CloudSat (Lisbon, 2014) data on cloud (liquid) water content, droplet flux and specific hydropower by altitude
Water content data was obtained directly from the satellite, but droplet flux and specific hydropower was calculated with wind speeds borrowed from the MERRA-2 project, whose data are presented in the table below.
MERRA-2 (Lisbon, 2014) data on cloud (liquid) water content, droplet flux and specific hydropower by altitude
Further on, the issues begin, which I have already tried to point out in the last publication on the precipitation paradox. The author of the paper, describing on p.25 the program and calculation methodology, states that LWC calculation is based on relative humidity (RH) and temperature (T) values, i.e. on the Magnus formula (pp.7-8). Following him, I recalculate the absolute humidity (SH) both directly from the QV data and by his methodology (via RH and T) and get almost a perfect match (the error does not exceed 1%).
Comparison of absolute humidity (SH) calculations by QV and RH,T
The values of absolute humidity SH (whichever way they are calculated) are roughly consistent with the amount of precipitation. For example, taking the average lifetime of moisture in the atmosphere as 10 days, we obtain an annual precipitation of 807.85 liters per m2 (which is equal to the height in mm, since each liter is equal to 1 mm * m2), whereas the statistics for Lisbon give about [587] mm.
However, this value of "avg LWC SH" is (alas!) 2-3 orders of magnitude larger than the real "avg LWC", which can be obtained either from CloudSat satellite data or from MERRA-2 computational data using the QL parameter, which the author does not use anywhere. Nevertheless, when describing the results of the calculations (p.28 and beyond), he unexpectedly gives values very close to the values calculated for the real LWC. The question remains, where did he get them from?

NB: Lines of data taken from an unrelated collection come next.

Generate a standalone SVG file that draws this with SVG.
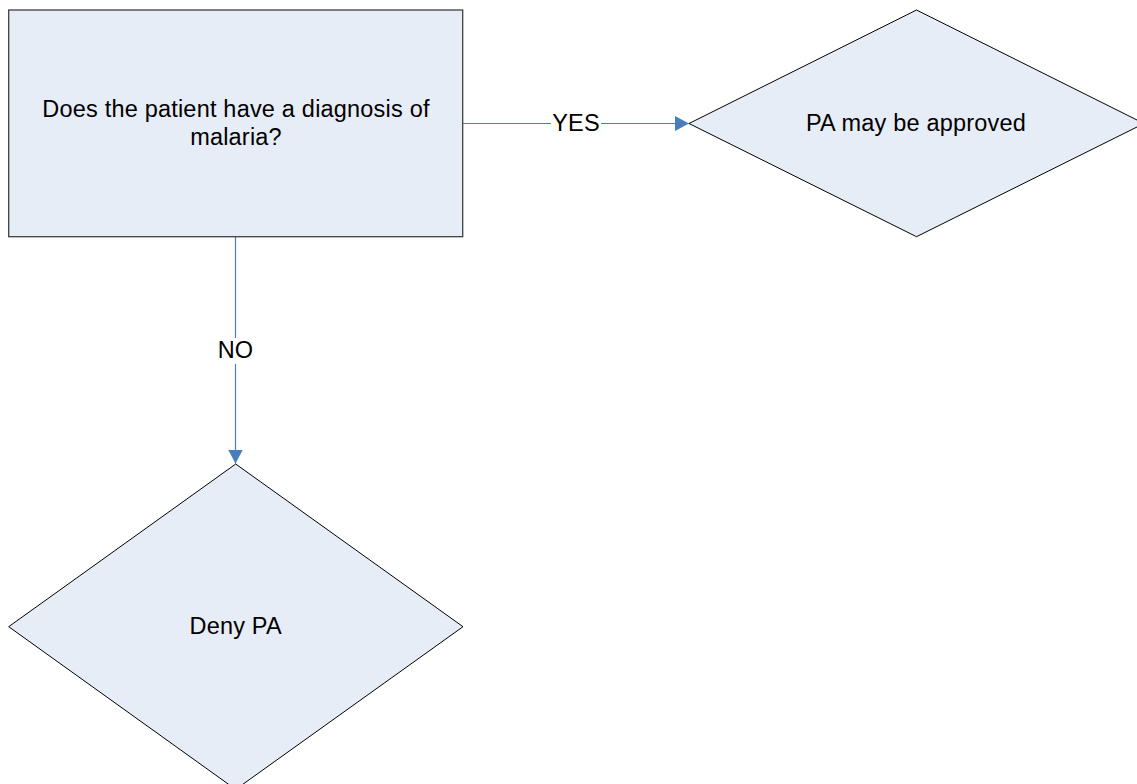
<svg xmlns="http://www.w3.org/2000/svg" width="1137" height="784" viewBox="0 0 1137 784">
<style>
.shape{fill:#e6edf7;stroke:#000;stroke-width:1}
.box{fill:#e6edf7;stroke:#404040;stroke-width:1.3}
.t{font-family:"Liberation Sans",Arial,sans-serif;font-size:23.5px;letter-spacing:0.2px;fill:#000;text-anchor:middle}
.conn{stroke:#4a7ebb;stroke-width:1.2;fill:none}
</style>
<defs>
<marker id="arr" markerWidth="14" markerHeight="15" refX="14" refY="7.5" orient="auto" markerUnits="userSpaceOnUse">
<path d="M0,0 L14,7.5 L0,15 Z" fill="#4a7ebb"/>
</marker>
</defs>
<rect width="1137" height="784" fill="#fff"/>
<g id="connectors">
<line class="conn" x1="463" y1="123.5" x2="689" y2="123.5" marker-end="url(#arr)"/>
<rect x="551" y="112" width="50" height="24" fill="#fff"/>
<text class="t" x="576" y="130.5">YES</text>
<line class="conn" x1="235.5" y1="237" x2="235.5" y2="463.5" marker-end="url(#arr)"/>
<rect x="216" y="338" width="38" height="26" fill="#fff"/>
<text class="t" x="235.5" y="357.5">NO</text>
</g>
<g id="node-question">
<rect class="box" x="8.7" y="10" width="454" height="226.7"/>
<text class="t" x="236" y="116.5">Does the patient have a diagnosis of</text>
<text class="t" x="236" y="144.5">malaria?</text>
</g>
<g id="node-approved">
<polygon class="shape" points="916.5,10 1144,123.5 916.5,236.7 689,123.5"/>
<text class="t" x="916" y="131">PA may be approved</text>
</g>
<g id="node-deny">
<polygon class="shape" points="235.7,464 463,626.7 235.7,789.4 8.7,626.7"/>
<text class="t" x="235.7" y="634">Deny PA</text>
</g>
</svg>
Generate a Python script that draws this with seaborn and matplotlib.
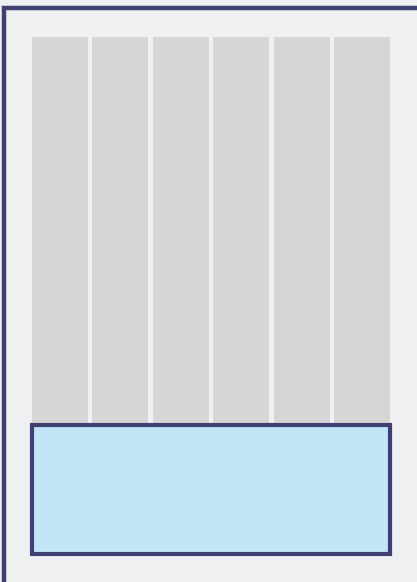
import matplotlib
matplotlib.use("Agg")
import matplotlib.pyplot as plt
from matplotlib.patches import Rectangle
import pandas as pd
import seaborn as sns

# six grey columns, all full height, and one wide blue panel at the bottom
columns = ["c1", "c2", "c3", "c4", "c5", "c6"]
column_heights = [517, 517, 517, 517, 517, 517]
panel_height = 129

bg = "#eff0f2"
grey = "#d6d6d7"
navy = "#3d4070"
light_blue = "#c2e6f8"

sns.set_style("white")

fig = plt.figure(figsize=(4.17, 5.82), dpi=100)
fig.patch.set_facecolor(bg)

# outer frame, cut off at right and bottom edge of the picture
frame = Rectangle((4 / 417, -0.1), 1.2, (582 - 8) / 582 + 0.1,
                  transform=fig.transFigure, fill=False,
                  edgecolor=navy, linewidth=3.2, zorder=0)
fig.patches.append(frame)

ax = fig.add_axes([29.75 / 417, 28 / 582, 362.5 / 417, 517 / 582])
ax.set_facecolor(bg)
ax.patch.set_alpha(0)

df = pd.DataFrame({"col": columns, "h": column_heights})
sns.barplot(data=df, x="col", y="h", color=grey, width=0.927,
            saturation=1, ax=ax, linewidth=0)

# the blue panel spans all six columns
ax.bar((len(columns) - 1) / 2, panel_height, width=5.925,
       color=light_blue, edgecolor=navy, linewidth=3.0, clip_on=False, zorder=3)

ax.set_xlim(-0.5, len(columns) - 0.5)
ax.set_ylim(0, max(column_heights))
ax.axis("off")

fig.savefig("out.png", dpi=100, facecolor=bg)
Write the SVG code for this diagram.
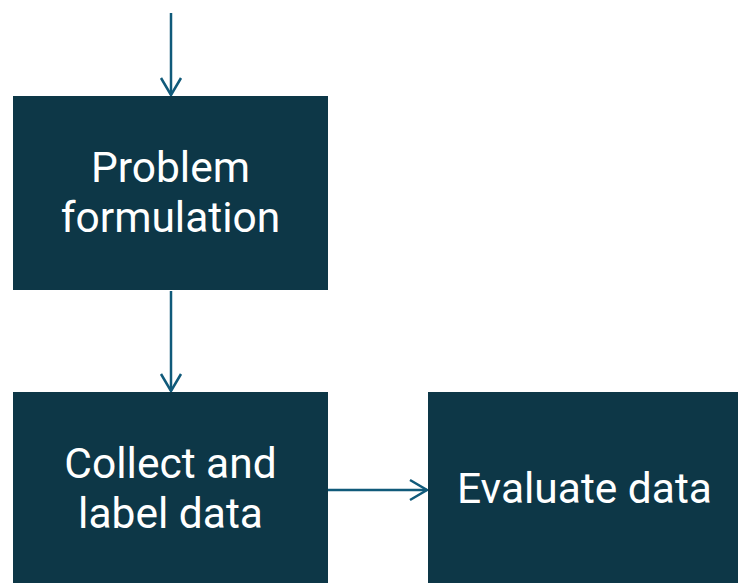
<svg xmlns="http://www.w3.org/2000/svg" width="738" height="583" viewBox="0 0 738 583">
<defs>
<style>
.box{fill:#0d3747;}
.lbl{fill:#ffffff;font-family:Roboto,"Open Sans",sans-serif;font-size:42.5px;text-anchor:middle;}
.edge{stroke:#105a7a;stroke-width:2.5;fill:none;}
</style>
<marker id="ah" viewBox="0 0 22 24" refX="19" refY="12" markerWidth="22" markerHeight="24" markerUnits="userSpaceOnUse" orient="auto">
<path d="M2,2 L19,12 L2,22" fill="none" stroke="#105a7a" stroke-width="2.5"/>
</marker>
</defs>
<g id="connectors">
<line class="edge" x1="171" y1="13" x2="171" y2="95" marker-end="url(#ah)"/>
<line class="edge" x1="171" y1="291" x2="171" y2="391" marker-end="url(#ah)"/>
<line class="edge" x1="328" y1="490" x2="427" y2="490" marker-end="url(#ah)"/>
</g>
<g id="problem-formulation">
<rect class="box" x="13" y="96" width="315" height="194"/>
<text class="lbl" x="170.5" y="182">Problem</text>
<text class="lbl" x="170.5" y="232">formulation</text>
</g>
<g id="collect-label">
<rect class="box" x="13" y="392" width="315" height="200"/>
<text class="lbl" x="170.5" y="478">Collect and</text>
<text class="lbl" x="170.5" y="528">label data</text>
</g>
<g id="evaluate">
<rect class="box" x="428" y="392" width="320" height="200"/>
<text class="lbl" x="584.5" y="503">Evaluate data</text>
</g>
</svg>
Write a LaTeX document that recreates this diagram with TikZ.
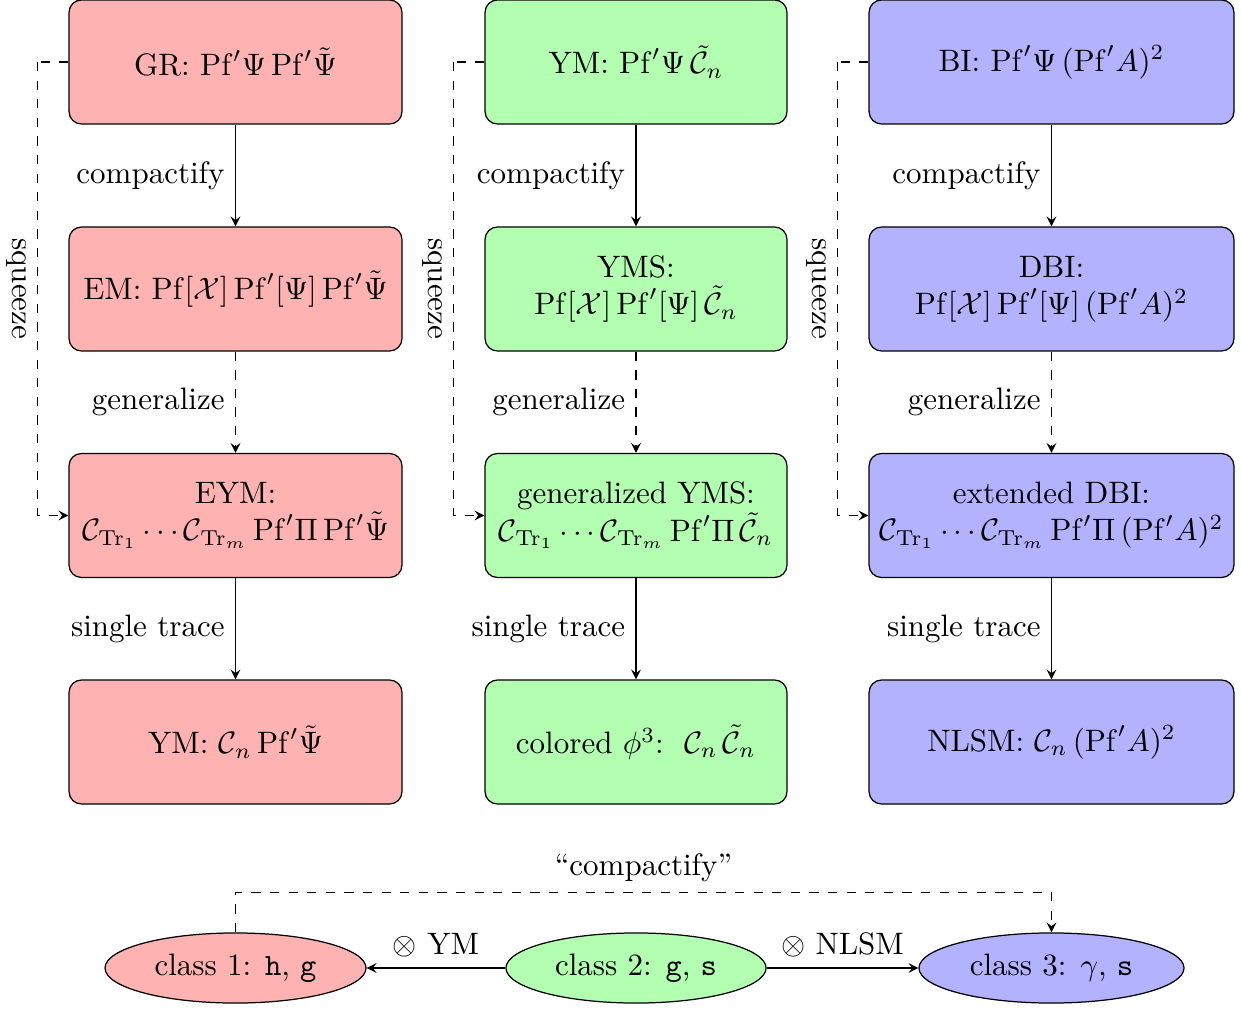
\documentclass[tikz,border=0pt]{standalone}
\usetikzlibrary{shapes.geometric,arrows}
\begin{document}
\begin{tikzpicture}[x=0.32258pt,y=-0.32258pt,
  box/.style={draw,rounded corners=4pt,align=center,minimum height=40pt,inner sep=3pt},
  rbox/.style={box,fill=red!30,minimum width=107.4pt},
  gbox/.style={box,fill=green!30,minimum width=97.4pt},
  bbox/.style={box,fill=blue!30,minimum width=117.7pt},
  cls/.style={draw,ellipse,minimum height=22.6pt,inner sep=1pt},
  arr/.style={-stealth},
  darr/.style={dashed,-stealth},
  sq/.style={pos=0.25,anchor=north,rotate=-90}]
\useasboundingbox (0,0) rectangle (1241,1010);
% red column
\node[rbox] (r1) at (235.5,62) {GR: $\mathrm{Pf}'\Psi\,\mathrm{Pf}'\tilde\Psi$};
\node[rbox] (r2) at (235.5,289) {EM: $\mathrm{Pf}[\mathcal{X}]\,\mathrm{Pf}'[\Psi]\,\mathrm{Pf}'\tilde\Psi$};
\node[rbox] (r3) at (235.5,515.5) {EYM:\\ $\mathcal{C}_{\mathrm{Tr}_1}\cdots\mathcal{C}_{\mathrm{Tr}_m}\,\mathrm{Pf}'\Pi\,\mathrm{Pf}'\tilde\Psi$};
\node[rbox] (r4) at (235.5,742) {YM: $\mathcal{C}_n\,\mathrm{Pf}'\tilde\Psi$};
% green column
\node[gbox] (g1) at (636,62) {YM: $\mathrm{Pf}'\Psi\,\tilde{\mathcal{C}}_n$};
\node[gbox] (g2) at (636,289) {YMS:\\ $\mathrm{Pf}[\mathcal{X}]\,\mathrm{Pf}'[\Psi]\,\tilde{\mathcal{C}}_n$};
\node[gbox] (g3) at (636,515.5) {generalized YMS:\\ $\mathcal{C}_{\mathrm{Tr}_1}\cdots\mathcal{C}_{\mathrm{Tr}_m}\,\mathrm{Pf}'\Pi\,\tilde{\mathcal{C}}_n$};
\node[gbox] (g4) at (636,742) {colored $\phi^3$:\ \ $\mathcal{C}_n\,\tilde{\mathcal{C}}_n$};
% blue column
\node[bbox] (b1) at (1051.5,62) {BI: $\mathrm{Pf}'\Psi\,(\mathrm{Pf}'A)^2$};
\node[bbox] (b2) at (1051.5,289) {DBI:\\ $\mathrm{Pf}[\mathcal{X}]\,\mathrm{Pf}'[\Psi]\,(\mathrm{Pf}'A)^2$};
\node[bbox] (b3) at (1051.5,515.5) {extended DBI:\\ $\mathcal{C}_{\mathrm{Tr}_1}\cdots\mathcal{C}_{\mathrm{Tr}_m}\,\mathrm{Pf}'\Pi\,(\mathrm{Pf}'A)^2$};
\node[bbox] (b4) at (1051.5,742) {NLSM: $\mathcal{C}_n\,(\mathrm{Pf}'A)^2$};
% vertical arrows
\foreach \c in {r,g,b}{
  \draw[arr] (\c1) -- node[left]{compactify} (\c2);
  \draw[darr] (\c2) -- node[left]{generalize} (\c3);
  \draw[arr] (\c3) -- node[left]{single trace} (\c4);
  \draw[dashed] (\c1.west) -- ++(-31,0) coordinate (s\c);
  \draw[darr] (s\c) |- node[sq]{squeeze} (\c3.west);
}
% bottom classes
\node[cls,fill=red!30,minimum width=84.2pt] (c1) at (235.5,968) {class 1: \texttt{h}, \texttt{g}};
\node[cls,fill=green!30,minimum width=83.9pt] (c2) at (636,968) {class 2: \texttt{g}, \texttt{s}};
\node[cls,fill=blue!30,minimum width=85.5pt] (c3) at (1051.5,968) {class 3: $\gamma$, \texttt{s}};
\draw[arr] (c2) -- node[above]{$\otimes$ YM} (c1);
\draw[arr] (c2) -- node[above]{$\otimes$ NLSM} (c3);
\draw[darr] (c1.north) -- ++(0,-40) -| node[pos=0.25,above]{``compactify''} (c3.north);
\end{tikzpicture}
\end{document}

Let us compare, for example, his monthly rainfall data (p.31) for Lisbon in 2014 with my normalized calculations (green circles). For comparison, I picked a mesh efficiency value of 14.5% to bring the average to about the same value of ~300 l/m2 per month.
Comparison of monthly data for Lisbon in 2014 in the German paper and in my calculations (green circles)
You can see that the data of my calculations are very similar to the data of the German paper, although the absurdity starts with the fact that the German author compares these his calculations with precipitation without noticing that they are completely different m2 - precipitation = horizontal m2, and on a mesh = vertical m2, i.e. on one horizontal m2 you can place upwards of thousands of vertical m2 and get any amount of water.
A more or less correct comparison can be obtained only through economic criteria. For example, let's calculate the TE parameters for AirHES under full optimization using my complex model for Lisbon in 2014. If we use CloudSat data to calculate the maximum possible cloud water content vertically (i.e., constantly adjusting the elevation of the AirHES mesh), we obtain a value of 98.52662 mg/m3 (global max), which, when optimized in the model, gives, for example, the following figures:
I.e. payback period ~ 1.2 years, EE price ~ 9.9 cents/kWh, water price ~ 13.7 cents/m3, productivity ~ 4.86 liters per day per 1 physical m2 of single-layer mesh (Chilean type). The calculation was made for a 100 by 100 m mesh with a lifetime of up to 10 years, i.e. a total water flow of about 50 tons per day.